I am a huge perfectionist, especially when it comes to my art. I'm extremely critical about my work. I see faults where other people see beauty. I castigate my work when others praise it. But I am finally learning to let go. I haven't worked on a proper canvas in years, because I always felt my work was not good enough to be on a professional canvas, it belonged in a book in my cupboard, said my head.
Last week I wasn't feeling good about things, among other things I was unhappy about not painting enough, I mean
properly painting enough. Then I said to myself,
why am I sitting here feeling sad about not painting when I have paints and a canvas in the next room? so before I could talk myself out of it I ran next door, grabbed every art supply I owned, threw them on the floor of my living room and I painted. With a bottle of wine at hand, and loud music on to drown out those scornful voices in my head telling me I couldn't do it, I painted with an open heart.

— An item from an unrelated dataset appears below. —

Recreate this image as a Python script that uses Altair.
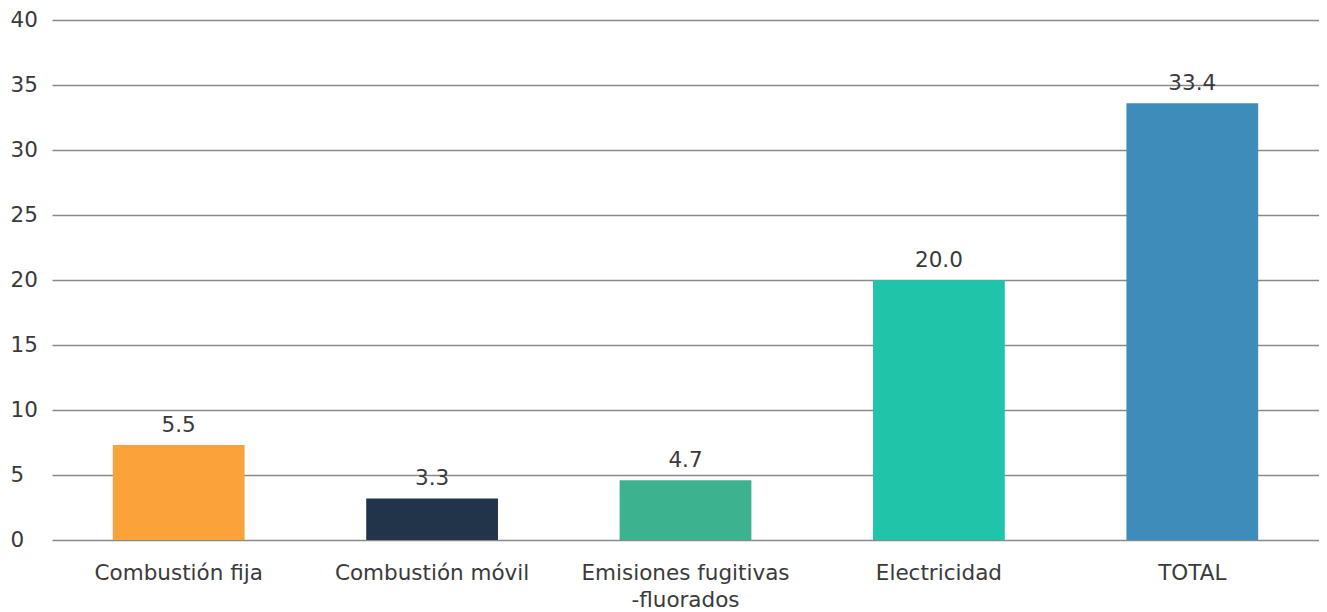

I didn't have a clear idea of what I wanted to do or where I wanted to go with it, but I was painting, and instead of the usual perfectionist tendencies I adopt when working on my art I allowed myself to let go and just paint, and without letting the paint dry I painted some more. I can't explain the emotion that went into this painting, it was an emotional night, and that's why, even though I woke up in the morning and immediately picked out things I wanted to change and work on, I decided to leave this painting as it is, perfectly imperfect, because this painting is the product of my raw emotion, and I hope that this emotion comes through in the painting. Because to me that's what art is all about, stirring emotion within people.